Good-bye, Justin, I say as I drop my thirteen-year-old off at school in the morning. Unlike his ten-year-old brother, Alexander, Justin averts his face from my farewell kiss, concerned that we will be observed. Though Justin is ebullient and vivacious at home, his expression visibly hardens as the low-slung school buildings come into view; his voice drops to a near monotone. I watch my son dampen down, toughen up. I watch him try to fit in. Despite his best efforts to hide his openness, older boys, bullies, have picked up the scent of emotional vulnerability in him, like a pheromone, and episodically over the years they have tortured him for it. The school protects Justin, and his mother and I arm him, as best we can.
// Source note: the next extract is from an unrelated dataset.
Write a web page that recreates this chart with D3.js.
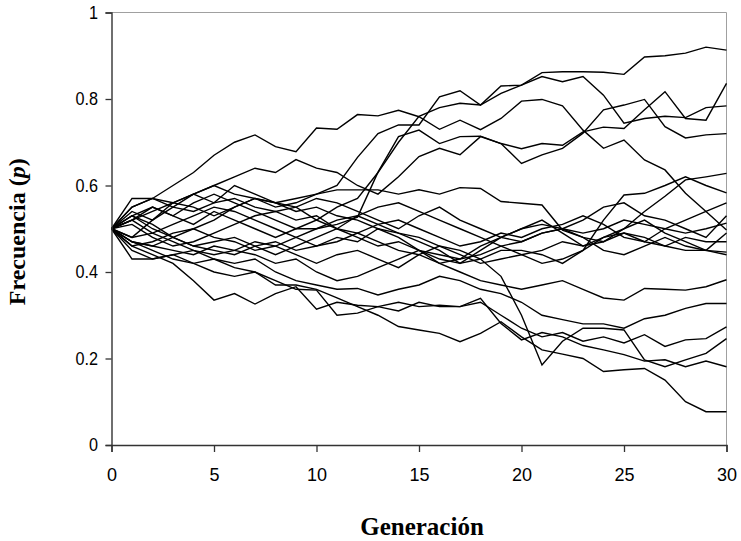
<!DOCTYPE html>
<html><head><meta charset="utf-8">
<script src="https://cdn.jsdelivr.net/npm/d3@7"></script>
<style>body{margin:0;background:#fff}</style>
</head><body>
<svg id="c" width="741" height="541"></svg>
<script>
const generations = d3.range(0, 31);
const xTicks = [0, 5, 10, 15, 20, 25, 30];
const yTicks = [0, 0.2, 0.4, 0.6, 0.8, 1];
const xTitle = "Generación";
const yTitle = "Frecuencia (";

const sA = [0.5,0.47,0.46,0.48,0.50,0.52,0.55,0.57,0.55,0.56,0.58,0.60,0.665,0.72,0.74,0.74,0.805,0.819,0.786,0.83,0.832,0.861,0.863,0.863,0.862,0.857,0.897,0.90,0.906,0.92,0.913];
const sB = [0.5,0.48,0.52,0.56,0.58,0.60,0.62,0.64,0.63,0.66,0.64,0.63,0.60,0.58,0.62,0.667,0.686,0.671,0.713,0.697,0.685,0.697,0.693,0.724,0.735,0.732,0.775,0.817,0.755,0.751,0.836];
const sC = [0.5,0.54,0.52,0.55,0.58,0.56,0.60,0.58,0.56,0.55,0.52,0.55,0.57,0.63,0.70,0.76,0.78,0.79,0.786,0.813,0.832,0.852,0.84,0.852,0.809,0.744,0.755,0.76,0.757,0.78,0.784];
const sD = [0.5,0.52,0.55,0.53,0.56,0.58,0.56,0.54,0.52,0.50,0.50,0.51,0.527,0.631,0.713,0.728,0.697,0.713,0.714,0.697,0.651,0.671,0.686,0.721,0.775,0.786,0.799,0.736,0.71,0.717,0.72];
const sE = [0.5,0.53,0.50,0.48,0.46,0.45,0.44,0.46,0.47,0.45,0.46,0.48,0.47,0.50,0.49,0.47,0.45,0.42,0.45,0.48,0.50,0.52,0.49,0.46,0.47,0.50,0.54,0.575,0.613,0.62,0.628];
const sF = [0.5,0.53,0.55,0.53,0.51,0.54,0.52,0.50,0.48,0.50,0.52,0.50,0.48,0.46,0.47,0.45,0.43,0.42,0.43,0.45,0.45,0.44,0.42,0.45,0.52,0.578,0.582,0.60,0.62,0.60,0.583];
const sG = [0.5,0.57,0.57,0.55,0.54,0.56,0.57,0.55,0.54,0.52,0.53,0.50,0.49,0.51,0.52,0.50,0.48,0.46,0.47,0.49,0.48,0.50,0.51,0.53,0.51,0.48,0.47,0.50,0.52,0.54,0.56];
const sH = [0.5,0.51,0.48,0.46,0.47,0.49,0.51,0.53,0.54,0.55,0.57,0.56,0.54,0.52,0.50,0.53,0.55,0.52,0.50,0.48,0.47,0.49,0.50,0.52,0.55,0.56,0.53,0.52,0.50,0.48,0.53];
const sI = [0.5,0.52,0.54,0.56,0.55,0.53,0.55,0.57,0.56,0.54,0.55,0.53,0.52,0.50,0.48,0.45,0.44,0.43,0.46,0.48,0.50,0.51,0.50,0.49,0.50,0.52,0.51,0.50,0.49,0.50,0.513];
const sJ = [0.5,0.48,0.49,0.51,0.53,0.55,0.54,0.52,0.50,0.48,0.46,0.47,0.49,0.47,0.45,0.44,0.42,0.43,0.44,0.46,0.47,0.49,0.50,0.48,0.45,0.44,0.46,0.48,0.46,0.45,0.49];
const sK = [0.5,0.46,0.47,0.49,0.50,0.48,0.47,0.45,0.46,0.48,0.50,0.52,0.53,0.51,0.49,0.48,0.46,0.44,0.42,0.43,0.44,0.45,0.47,0.46,0.48,0.49,0.47,0.46,0.48,0.47,0.47];
const sL = [0.5,0.53,0.51,0.48,0.46,0.47,0.48,0.46,0.44,0.46,0.48,0.50,0.53,0.55,0.56,0.54,0.52,0.50,0.48,0.46,0.44,0.42,0.43,0.45,0.48,0.50,0.52,0.49,0.47,0.45,0.446];
const sM = [0.5,0.55,0.57,0.56,0.58,0.60,0.58,0.57,0.56,0.57,0.58,0.59,0.59,0.59,0.58,0.59,0.58,0.595,0.593,0.563,0.559,0.555,0.497,0.48,0.47,0.49,0.48,0.46,0.45,0.45,0.44];
const sN = [0.5,0.55,0.57,0.60,0.63,0.67,0.70,0.717,0.69,0.678,0.733,0.73,0.764,0.761,0.774,0.759,0.73,0.751,0.729,0.755,0.795,0.799,0.784,0.728,0.686,0.705,0.659,0.636,0.582,0.54,0.497];
const sO = [0.5,0.47,0.46,0.45,0.44,0.46,0.45,0.44,0.42,0.43,0.40,0.38,0.39,0.41,0.43,0.45,0.42,0.40,0.38,0.37,0.36,0.37,0.38,0.36,0.34,0.335,0.362,0.36,0.358,0.366,0.382];
const sP = [0.5,0.43,0.43,0.44,0.45,0.43,0.42,0.43,0.40,0.38,0.37,0.36,0.362,0.347,0.36,0.37,0.39,0.38,0.36,0.35,0.33,0.30,0.29,0.28,0.28,0.27,0.292,0.30,0.316,0.327,0.327];
const sQ = [0.5,0.45,0.43,0.44,0.42,0.43,0.41,0.40,0.38,0.36,0.358,0.30,0.305,0.32,0.31,0.33,0.32,0.32,0.33,0.30,0.27,0.25,0.26,0.24,0.25,0.236,0.255,0.228,0.243,0.246,0.273];
const sR = [0.5,0.52,0.49,0.47,0.45,0.44,0.45,0.47,0.46,0.44,0.42,0.44,0.45,0.43,0.41,0.44,0.46,0.45,0.43,0.39,0.30,0.185,0.24,0.27,0.27,0.266,0.197,0.181,0.197,0.212,0.246];
const sS = [0.5,0.46,0.44,0.42,0.38,0.335,0.35,0.326,0.35,0.366,0.314,0.33,0.323,0.32,0.33,0.32,0.323,0.32,0.339,0.281,0.243,0.26,0.25,0.23,0.22,0.209,0.194,0.197,0.181,0.194,0.181];
const sT = [0.5,0.47,0.45,0.43,0.42,0.40,0.39,0.40,0.37,0.37,0.36,0.34,0.32,0.30,0.274,0.266,0.258,0.239,0.258,0.285,0.25,0.22,0.21,0.20,0.17,0.174,0.177,0.15,0.10,0.077,0.077];

const series = [sA,sB,sC,sD,sE,sF,sG,sH,sI,sJ,sK,sL,sM,sN,sO,sP,sQ,sR,sS,sT];

const svg = d3.select("#c");
const W = 741, H = 541;
const m = {l:111.5, r:W-726.5, t:12.5, b:H-445};
const x = d3.scaleLinear().domain([0,30]).range([m.l, W-m.r]);
const y = d3.scaleLinear().domain([0,1]).range([H-m.b, m.t]);

svg.append("line").attr("x1",x(0)).attr("x2",x(30)).attr("y1",y(1)).attr("y2",y(1)).attr("stroke","#a0a0a0").attr("stroke-width",1);
svg.append("line").attr("x1",x(30)).attr("x2",x(30)).attr("y1",y(1)).attr("y2",y(0)).attr("stroke","#a0a0a0").attr("stroke-width",1);

const line = d3.line().x((d,i)=>x(generations[i])).y(d=>y(d));
svg.append("g").selectAll("path").data(series).join("path")
  .attr("d", line).attr("fill","none").attr("stroke","#000").attr("stroke-width",1.4);

const fontTick = "'Liberation Sans', Arial, sans-serif";
const xAxis = svg.append("g").attr("transform",`translate(0,${y(0)})`)
  .call(d3.axisBottom(x).tickValues(xTicks).tickSize(7).tickPadding(16).tickFormat(d3.format("d")));
const yAxis = svg.append("g").attr("transform",`translate(${x(0)},0)`)
  .call(d3.axisLeft(y).tickValues(yTicks).tickSize(6).tickPadding(9).tickFormat(d=>String(d)));
[xAxis,yAxis].forEach(a=>{
  a.select(".domain").attr("stroke","#333").attr("stroke-width",1.4);
  a.selectAll(".tick line").attr("stroke","#333").attr("stroke-width",1.3);
  a.selectAll(".tick text").attr("font-family",fontTick).attr("font-size",18).attr("fill","#000")
    .attr("transform","scale(0.9,1)");
});
xAxis.selectAll(".tick text").attr("transform",null).attr("textLength",null);

svg.append("text").attr("x",(x(0)+x(30))/2+3).attr("y",535)
  .attr("text-anchor","middle").attr("font-family","'Liberation Serif','Times New Roman',serif")
  .attr("font-weight","bold").attr("font-size",25).text(xTitle);

const yt = svg.append("text").attr("transform",`translate(25,${(y(0)+y(1))/2+3}) rotate(-90)`)
  .attr("text-anchor","middle").attr("font-family","'Liberation Serif','Times New Roman',serif")
  .attr("font-weight","bold").attr("font-size",24);
yt.append("tspan").text(yTitle);
yt.append("tspan").attr("font-style","italic").text("p");
yt.append("tspan").text(")");
</script>
</body></html>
But in the mean game of inclusion/exclusion, ridicule and praise, in the socialization fields of the playground, Justin knows better than anyone that it is he alone who must make his way. Who am I to tell my son that he should keep his heart open as he threads his path to the classroom? And who am I to tell him that he should not? I dont begrudge Justin the emotional armor he dons each morning, the mask of feeling less, caring less, than he really does. It just makes me sad.